I am enjoying Martin Odersky's course "Functional Programming Principles in Scala." I use JRuby and Clojure a lot in both consulting projects and my own projects but my main use of Scala in the past was writing some programming examples for my book "Practical Semantic Web and Linked Data Applications, Java, Scala, Clojure, and JRuby Edition" that is available here for free. I had purchased three Scala books and occasionally played with Scala but it never really "clicked" with me (same situatuon with Haskell: bought three books on Haskell, lots of experiments, never had the "clicked" experience).

Taking Martin's class is definitely helping me become more comfortable with Scala.

Having an interactive repl for Clojure and JRuby has always been a big win for me over Java development, even with great Java tooling (e.g., when I have to do GWT or SmartGWT development, having both the server and client side code in Java, all debuggable in IntelliJ is nice, but still a very heavy weight development environment!)

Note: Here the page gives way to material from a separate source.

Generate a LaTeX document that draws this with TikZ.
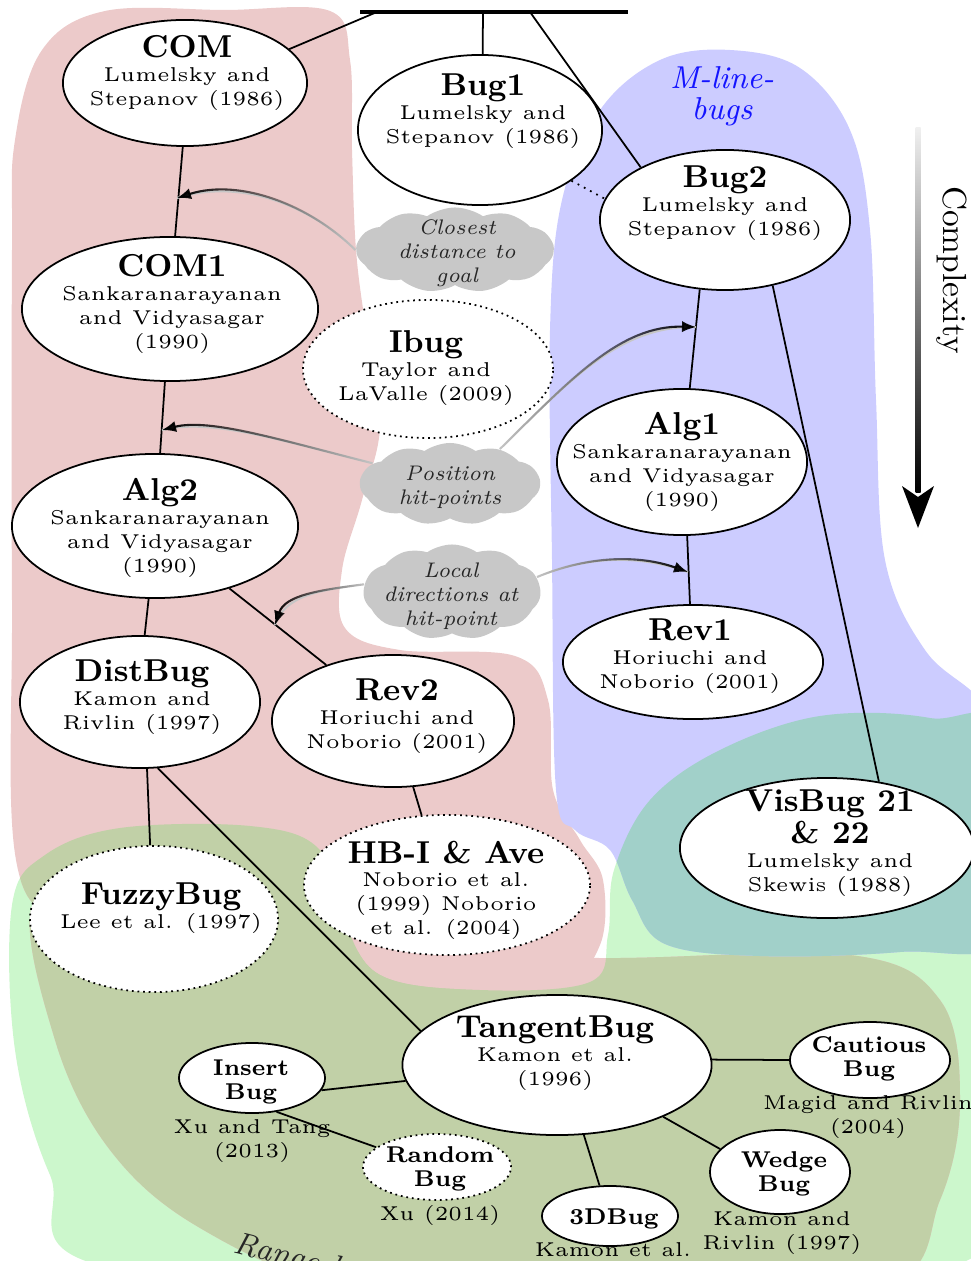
\documentclass[tikz,border=0pt]{standalone}
\usepackage{fontspec}
\usetikzlibrary{shapes.geometric,shapes.symbols,arrows.meta,fadings}
\newfontfamily\lmfive{lmroman5-regular.otf}
\definecolor{regPink}{RGB}{236,202,202}
\definecolor{regGreen}{RGB}{204,247,204}
\definecolor{regOlive}{RGB}{193,208,167}
\definecolor{regBlue}{RGB}{204,204,255}
\definecolor{regTeal}{RGB}{161,208,201}
\definecolor{cloudGray}{RGB}{200,200,200}
\definecolor{mlineBlue}{RGB}{20,20,255}
\newcommand\mysub{\lmfive\fontsize{5.7}{6.8}\selectfont}
\newcommand\mytitle[1]{{\rmfamily\fontsize{9}{9}\selectfont\bfseries #1}}
\newcommand\mysmall{\rmfamily\fontsize{6.5}{6.8}\selectfont\bfseries}
\newcommand\mycloudfont{\rmfamily\fontsize{6}{6.8}\selectfont\itshape}
\def\Ppath{plot[smooth cycle, tension=0.6] coordinates {(12,250) (15,140) (42,50) (105,11) (225,10) (330,11) (350,60) (352,150) (356,250) (366,330) (380,425) (362,500) (342,570) (345,628) (400,650) (515,656) (548,700) (553,790) (580,840) (603,880) (600,945) (560,982) (440,990) (330,985) (180,960) (70,925) (16,860) (12,600)}}
\def\Qpath{plot[smooth cycle, tension=0.6] coordinates {(35,900) (150,900) (350,950) (600,958) (850,955) (940,1000) (960,1100) (940,1200) (880,1290) (600,1320) (350,1290) (200,1228) (110,1150) (55,1040)}}
\def\Gpath{plot[smooth cycle, tension=0.6] coordinates {(12,905) (45,855) (120,828) (250,826) (318,848) (342,915) (380,975) (480,990) (590,982) (608,935) (614,870) (650,800) (720,750) (820,716) (930,718) (1010,750) (1010,1100) (985,1180) (955,1265) (600,1300) (110,1268) (50,1175) (15,1050)}}
\def\Bpath{plot[smooth cycle, tension=0.6] coordinates {(550,330) (562,200) (600,110) (660,60) (730,50) (800,68) (850,130) (870,230) (876,400) (885,560) (925,650) (980,700) (1010,760) (1010,935) (900,952) (760,956) (665,944) (632,900) (610,850) (575,830) (556,790) (552,560)}}
\begin{document}
\begin{tikzpicture}[x=0.01cm, y=-0.01cm,
  bug/.style={ellipse, draw, fill=white, line width=0.5pt, inner sep=0pt},
  dotbug/.style={bug, dash pattern=on 0.5pt off 1.1pt},
  btxt/.style={align=center, inner sep=0pt, anchor=north, font=\mysub},
  ltxt/.style={align=center, inner sep=0pt, font=\mysub},
  edge/.style={line width=0.5pt},
  cloudnode/.style={cloud, cloud puffs=11, cloud puff arc=70, cloud ignores aspect, fill=cloudGray, inner sep=0pt},
  ctxt/.style={align=center, inner sep=0pt, font=\mycloudfont, text=black!85},
  hint/.style={line width=0.6pt, -{Latex[length=4pt,width=3.2pt]}},
  faint/.style={line width=0.6pt, gray!45},
]
\useasboundingbox (0,0) rectangle (971,1261);
\clip (0,0) rectangle (971,1261);
% regions
\fill[regGreen] \Gpath;
\fill[regPink] \Ppath;
\fill[regPink] \Qpath;
\begin{scope}
  \clip \Gpath;
  \fill[regOlive] \Ppath;
  \fill[regOlive] \Qpath;
\end{scope}
\fill[regBlue] \Bpath;
\begin{scope}
  \clip \Gpath;
  \fill[regTeal] \Bpath;
\end{scope}

% nodes
\node[bug, minimum width=2.44cm, minimum height=1.26cm] (com) at (185,83) {};
\node[bug, minimum width=2.44cm, minimum height=1.50cm] (bug1) at (480,130) {};
\node[bug, minimum width=2.50cm, minimum height=1.40cm] (bug2) at (725,220) {};
\node[bug, minimum width=2.96cm, minimum height=1.44cm] (com1) at (170,309) {};
\node[dotbug, minimum width=2.50cm, minimum height=1.38cm] (ibug) at (428,369) {};
\node[bug, minimum width=2.50cm, minimum height=1.46cm] (alg1) at (682,462) {};
\node[bug, minimum width=2.86cm, minimum height=1.44cm] (alg2) at (155,526) {};
\node[bug, minimum width=2.60cm, minimum height=1.14cm] (rev1) at (693,662) {};
\node[bug, minimum width=2.40cm, minimum height=1.32cm] (distbug) at (140,702) {};
\node[bug, minimum width=2.42cm, minimum height=1.32cm] (rev2) at (393,721) {};
\node[dotbug, minimum width=2.86cm, minimum height=1.40cm] (hbi) at (447,885) {};
\node[dotbug, minimum width=2.48cm, minimum height=1.46cm] (fuzzy) at (154,919) {};
\node[bug, minimum width=2.94cm, minimum height=1.40cm] (visbug) at (827,848) {};
\node[bug, minimum width=3.09cm, minimum height=1.40cm] (tangent) at (557,1065) {};
\node[bug, minimum width=1.60cm, minimum height=0.76cm] (cautious) at (870,1060) {};
\node[bug, minimum width=1.46cm, minimum height=0.70cm] (insert) at (252,1078) {};
\node[dotbug, minimum width=1.48cm, minimum height=0.66cm] (random) at (437,1167) {};
\node[bug, minimum width=1.36cm, minimum height=0.60cm] (d3) at (610,1216) {};
\node[bug, minimum width=1.40cm, minimum height=0.84cm] (wedge) at (780,1172) {};

% top bar and root connectors
\coordinate (barL) at (360,12);
\coordinate (barR) at (628,12);
\coordinate (r1) at (377,12);
\coordinate (r2) at (483,12);
\coordinate (r3) at (530,12);
\draw[line width=1.3pt] (barL) -- (barR);
\draw[edge] (r1) -- (com.18);
\draw[edge] (r2) -- (bug1.88);
\draw[edge] (r3) -- (bug2.148);
\draw[edge, dash pattern=on 0.5pt off 1.5pt] (bug1.-29) -- (bug2.170);
\draw[edge] (com.-92) -- (com1.86);
\draw[edge] (com1.-94) -- (alg2.86);
\draw[edge] (alg2.-95) -- (distbug.86);
\draw[edge] (alg2.-40) -- (rev2.140);
\draw[edge] (distbug.-84) -- (fuzzy.93);
\draw[edge] (distbug.-75) -- (tangent.166);
\draw[edge] (rev2.-73) -- (hbi.110);
\draw[edge] (bug2.-110) -- (alg1.84);
\draw[edge] (bug2.-54) -- (visbug.52);
\draw[edge] (alg1.-86) -- (rev1.93);
\draw[edge] (tangent.2) -- (cautious.180);
\draw[edge] (tangent.186) -- (insert.-10);
\draw[edge] (insert.-54) -- (random.162);
\draw[edge] (tangent.-69) -- (d3.109);
\draw[edge] (tangent.-26) -- (wedge.159);

% clouds
\node[cloudnode, minimum width=1.97cm, minimum height=0.85cm] (c1) at (455,250) {};
\node[cloudnode, minimum width=1.80cm, minimum height=0.82cm] (c2) at (450,484) {};
\node[cloudnode, minimum width=1.77cm, minimum height=0.95cm] (c3) at (452,592) {};

% hint arrows
\coordinate (a1) at (177,198);
\coordinate (a2) at (162,430);
\coordinate (a3) at (275,625);
\coordinate (a4) at (696,327);
\coordinate (a5) at (688,572);
\draw[faint] (c1.west) .. controls (310,205) and (240,178) .. (a1);
\draw[hint, path fading=east] (c1.west) .. controls (310,205) and (240,178) .. (a1);
\draw[faint] (c2.165) .. controls (280,440) and (210,418) .. (a2);
\draw[hint, path fading=east] (c2.165) .. controls (280,440) and (210,418) .. (a2);
\draw[faint] (c3.175) .. controls (320,590) and (285,595) .. (a3);
\draw[hint, path fading=east] (c3.175) .. controls (320,590) and (285,595) .. (a3);
\draw[faint] (c2.35) .. controls (570,380) and (620,325) .. (a4);
\draw[hint, path fading=west] (c2.35) .. controls (570,380) and (620,325) .. (a4);
\draw[faint] (c3.10) .. controls (590,555) and (640,555) .. (a5);
\draw[hint, path fading=west] (c3.10) .. controls (590,555) and (640,555) .. (a5);

% cloud texts
\node[ctxt] (c1-t) at (457,253) {Closest\\distance to\\goal};
\node[ctxt] (c2-t) at (450,487) {Position\\hit-points};
\node[ctxt] (c3-t) at (451,596) {Local\\directions at\\hit-point};

% node texts
\node[btxt] (com-t) at (187,35) {\mytitle{COM}\\Lumelsky and\\Stepanov (1986)};
\node[btxt] (bug1-t) at (483,73) {\mytitle{Bug1}\\Lumelsky and\\Stepanov (1986)};
\node[btxt] (bug2-t) at (725,165) {\mytitle{Bug2}\\Lumelsky and\\Stepanov (1986)};
\node[btxt] (com1-t) at (172,254) {\mytitle{COM1}\\Sankaranarayanan\\and Vidyasagar\\(1990)};
\node[btxt] (ibug-t) at (426,330) {\mytitle{Ibug}\\Taylor and\\LaValle (2009)};
\node[btxt] (alg1-t) at (682,412) {\mytitle{Alg1}\\Sankaranarayanan\\and Vidyasagar\\(1990)};
\node[btxt] (alg2-t) at (160,478) {\mytitle{Alg2}\\Sankaranarayanan\\and Vidyasagar\\(1990)};
\node[btxt] (rev1-t) at (690,618) {\mytitle{Rev1}\\Horiuchi and\\Noborio (2001)};
\node[btxt] (distbug-t) at (142,659) {\mytitle{DistBug}\\Kamon and\\Rivlin (1997)};
\node[btxt] (rev2-t) at (397,678) {\mytitle{Rev2}\\Horiuchi and\\Noborio (2001)};
\node[btxt] (hbi-t) at (446,840) {\mytitle{HB-I \& Ave}\\Noborio et al.\\(1999) Noborio\\et al. (2004)};
\node[btxt] (fuzzy-t) at (161,882) {\mytitle{FuzzyBug}\\Lee et al. (1997)};
\node[btxt] (visbug-t) at (830,789) {\mytitle{VisBug 21}\\\mytitle{\& 22}\\Lumelsky and\\Skewis (1988)};
\node[btxt] (tangent-t) at (555,1015) {\mytitle{TangentBug}\\Kamon et al.\\(1996)};
\node[btxt, font=\mysmall] (cautious-t) at (869,1036) {Cautious\\Bug};
\node[btxt, font=\mysmall] (insert-t) at (251,1059) {Insert\\Bug};
\node[btxt, font=\mysmall] (random-t) at (440,1146) {Random\\Bug};
\node[btxt, font=\mysmall] (d3-t) at (614,1208) {3DBug};
\node[btxt, font=\mysmall] (wedge-t) at (784,1151) {Wedge\\Bug};

% labels under small nodes
\node[ltxt] (cautious-l) at (868,1117) {Magid and Rivlin\\(2004)};
\node[ltxt] (insert-l) at (252,1141) {Xu and Tang\\(2013)};
\node[ltxt] (random-l) at (440,1215) {Xu (2014)};
\node[ltxt] (d3-l) at (613,1250) {Kamon et al.};
\node[ltxt] (wedge-l) at (782,1233) {Kamon and\\Rivlin (1997)};

% group labels
\node[align=center, inner sep=0pt, font=\fontsize{9}{8.8}\selectfont\itshape, text=mlineBlue] (mline) at (722,96) {M-line-\\bugs};
\node[inner sep=0pt, font=\fontsize{9}{9}\selectfont\itshape, text=black!85, rotate=-14, anchor=base west] (rangelbl) at (232,1252) {Range-bugs};

% complexity arrow
\coordinate (cx1) at (918,128);
\coordinate (cx2) at (918,528);
\shade[top color=gray!12, bottom color=black] (915.5,128) rectangle (920.5,492);
\fill[black] (cx2) -- (902,486) -- (918,497) -- (934,486) -- cycle;
\node[rotate=-90, inner sep=0pt, font=\fontsize{9.5}{10}\selectfont] (cplx) at (952,270) {Complexity};
\end{tikzpicture}
\end{document}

Scala provides a good repl experience and has something else really neat that I learned about in Martin's course: the Eclipse+Scala plugin "worksheet" support. A "worksheet" is a separate edit window that can contain any Scala code and every time you save the worksheet file, then the value of every expression in the worksheet is displayed in the right hand column. This is sort of like Light table for Clojure and Javascript, but very polished and integrated nicely into the IDE. I am a huge fan of IntelliJ, but I have switched to Eclipse+Scala plugin for Clojure development for the class. BTW, if you want to experiment with the "worksheet" functionality, it is probably easiest to download the Scala IDE bundle from the Typesafe download site.